I think one thing that might help is not to create and close a new database connection on every request, but to keep a single instance with a finite lifetime?

BrianJKoopman commented 5 years ago

I did do that initially, but moved to opening the connection each time for a reason that escapes me at the moment.

I'm almost done fixing this though. Profiling the timing, the slow down is due to all the queries I do in a loop for building the field list. The field list is a combination of the description and the ocs 'field' (different from the sisock field). Since these might be different I assemble the description and ocs fields together into the sisock field (what shows in the drop down box) for each unique ocs field. In my dataset now there are 27,238 of those, which results in 27,238 queries on that feeds table. (~98% of the time waiting is SQL queries.)

Maybe this could be solved with some more well thought out query to the SQL database, but currently I intend to have the g3-file-scanner assemble a list of all possible fields (essentially what that loop was doing), storing it in a separate table, and have the g3-reader will just use this list, retrieving it with a single query. This will violate the sisock APIs definition of only returning fields that are available in a given time range, but I think providing all fields to the user fits more the usage model in Grafana, where you would have configured what you wanted to plot already in a panel, and can scroll around in time to find the data, if you happen to be looking at a range where it is unavailable.

Edit: For the record, my attempt at a more well thought out query was:

select distinct F.field, E.description from fields F, feeds E limit 1000;

However, this took 51 seconds to complete.

mhasself commented 5 years ago

My interpretation of the API is that returning fields that don't have data in the interval is totally acceptable.

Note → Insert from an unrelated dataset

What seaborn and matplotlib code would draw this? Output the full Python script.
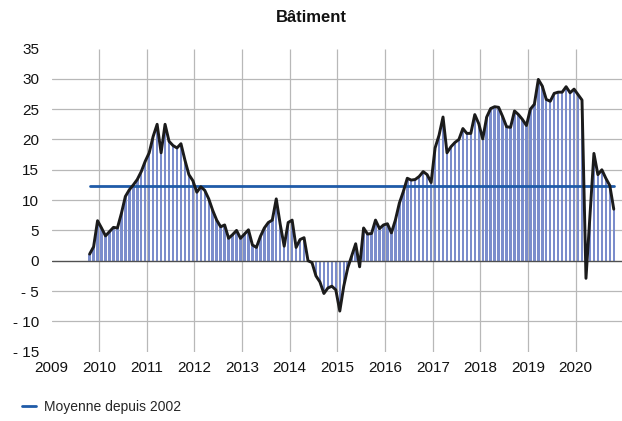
import numpy as np
import pandas as pd
import matplotlib
matplotlib.use("Agg")
import matplotlib.pyplot as plt
import seaborn as sns

# ── Data ─────────────────────────────────────────────────────────────────────
START_YEAR = 2009.80          # first monthly observation, in fractional years
BATIMENT = [
    1.1, 2.3, 6.6, 5.4, 4.1, 4.8, 5.5, 5.4, 7.8, 10.6, 11.7, 12.5,
    13.4, 14.7, 16.4, 17.8, 20.5, 22.5, 17.8, 22.5, 19.7, 19.0, 18.6, 19.3,
    16.6, 14.2, 13.2, 11.3, 12.2, 11.6, 10.2, 8.3, 6.7, 5.6, 5.9, 3.7,
    4.3, 5.0, 3.7, 4.4, 5.1, 2.6, 2.2, 4.0, 5.4, 6.3, 6.7, 10.2,
    6.0, 2.4, 6.3, 6.7, 2.2, 3.5, 3.8, 0.0, -0.3, -2.5, -3.5, -5.4,
    -4.5, -4.2, -4.8, -8.3, -4.2, -1.2, 0.8, 2.8, -1.0, 5.4, 4.4, 4.5,
    6.7, 5.3, 5.9, 6.1, 4.6, 6.7, 9.5, 11.4, 13.6, 13.3, 13.4, 13.9,
    14.7, 14.2, 12.9, 18.6, 20.7, 23.7, 17.8, 18.8, 19.5, 20.0, 21.8, 21.0,
    21.0, 24.1, 22.6, 20.1, 23.7, 25.1, 25.4, 25.3, 23.8, 22.1, 22.0, 24.7,
    24.1, 23.3, 22.3, 25.0, 25.8, 29.9, 28.8, 26.6, 26.3, 27.6, 27.8, 27.8,
    28.7, 27.7, 28.3, 27.4, 26.5, -2.9, 7.4, 17.7, 14.2, 15.0, 13.6, 12.4,
    8.5,
]
MOYENNE = 12.3                # moyenne depuis 2002
YEARS = list(range(2009, 2021))
Y_TICKS = [35, 30, 25, 20, 15, 10, 5, 0, -5, -10, -15]
Y_LABELS = ["35", "30", "25", "20", "15", "10", "5", "0", "- 5", "- 10", "- 15"]

TITLE = "Bâtiment"
LEGEND_LABEL = "Moyenne depuis 2002"

# ── Frame ────────────────────────────────────────────────────────────────────
df = pd.DataFrame({"t": START_YEAR + np.arange(len(BATIMENT)) / 12.0,
                   "val": BATIMENT})

sns.set_theme(style="white")
plt.rcParams["font.family"] = ["Liberation Sans", "DejaVu Sans"]

BAR_COLOR  = "#7b8dcc"
LINE_COLOR = "#1b1b1b"
MEAN_COLOR = "#1f5ba8"
GRID_COLOR = "#b8b8b8"

fig = plt.figure(figsize=(6.22, 4.21), dpi=100)
ax = fig.add_axes([51.5 / 622, 1 - 351.7 / 421, (622 - 51.5) / 622, (351.7 - 48.5) / 421])

# grid
for yv in Y_TICKS[1:-1]:
    if yv != 0:
        ax.axhline(yv, color=GRID_COLOR, lw=0.9, zorder=0)
ax.vlines(YEARS[1:], Y_TICKS[-1], Y_TICKS[0], color=GRID_COLOR, lw=0.9, zorder=0)

# bars + line
sns.barplot(data=df, x="t", y="val", native_scale=True, width=0.62,
            color=BAR_COLOR, saturation=1, edgecolor="none", linewidth=0,
            ax=ax, zorder=2)
ax.axhline(0, color="#505050", lw=1.0, zorder=3)
sns.lineplot(data=df, x="t", y="val", color=LINE_COLOR, lw=2.1, ax=ax, zorder=5)

# mean since 2002
mean_df = pd.DataFrame({"t": [df["t"].iloc[0], df["t"].iloc[-1]],
                        "val": [MOYENNE, MOYENNE]})
sns.lineplot(data=mean_df, x="t", y="val", color=MEAN_COLOR, lw=2.0,
             ax=ax, zorder=4, label=LEGEND_LABEL)

# axes
ax.set_xlim(YEARS[0], YEARS[0] + (622 - 51.5) / 47.65)
ax.set_ylim(Y_TICKS[-1], Y_TICKS[0])
ax.set_xticks(YEARS)
ax.set_xticklabels([str(y) for y in YEARS])
ax.set_yticks(Y_TICKS)
ax.set_yticklabels(Y_LABELS)
ax.tick_params(axis="both", length=0, labelsize=11, colors="#111111")
ax.tick_params(axis="y", pad=9)
ax.tick_params(axis="x", pad=7)
ax.set_xlabel("")
ax.set_ylabel("")
for s in ax.spines.values():
    s.set_visible(False)
ax.grid(False)

fig.suptitle(TITLE, x=0.5, y=1 - 18 / 421, va="center",
             fontsize=12, fontweight="bold", color="#111111")

handles, labels = ax.get_legend_handles_labels()
ax.get_legend().remove()
fig.legend(handles, labels, loc="center left", bbox_to_anchor=(22 / 622, 1 - 407 / 421),
           frameon=False, fontsize=10, handlelength=1.0, handletextpad=0.6,
           borderpad=0, borderaxespad=0)

fig.savefig("out.png", dpi=100)
plt.close(fig)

It's ok to say "yes I have data in that interval" and then have the answer to "oh, how many points?" be "0 points. 0 data in that interval." (There will be certain cases where having the time range is helpful -- e.g. knowing the lower time limit will allow one to skip certain parts of the archive.)

But in any case... there must some way to write a query that returns what you need. Or to restructure the database so it can do this thing.

The query you wrote above looks like it's missing a "where F.feed_id=E.id", or equivalent.

BrianJKoopman commented 5 years ago

Ah, thanks for the comment Matthew. It most certainly was missing that.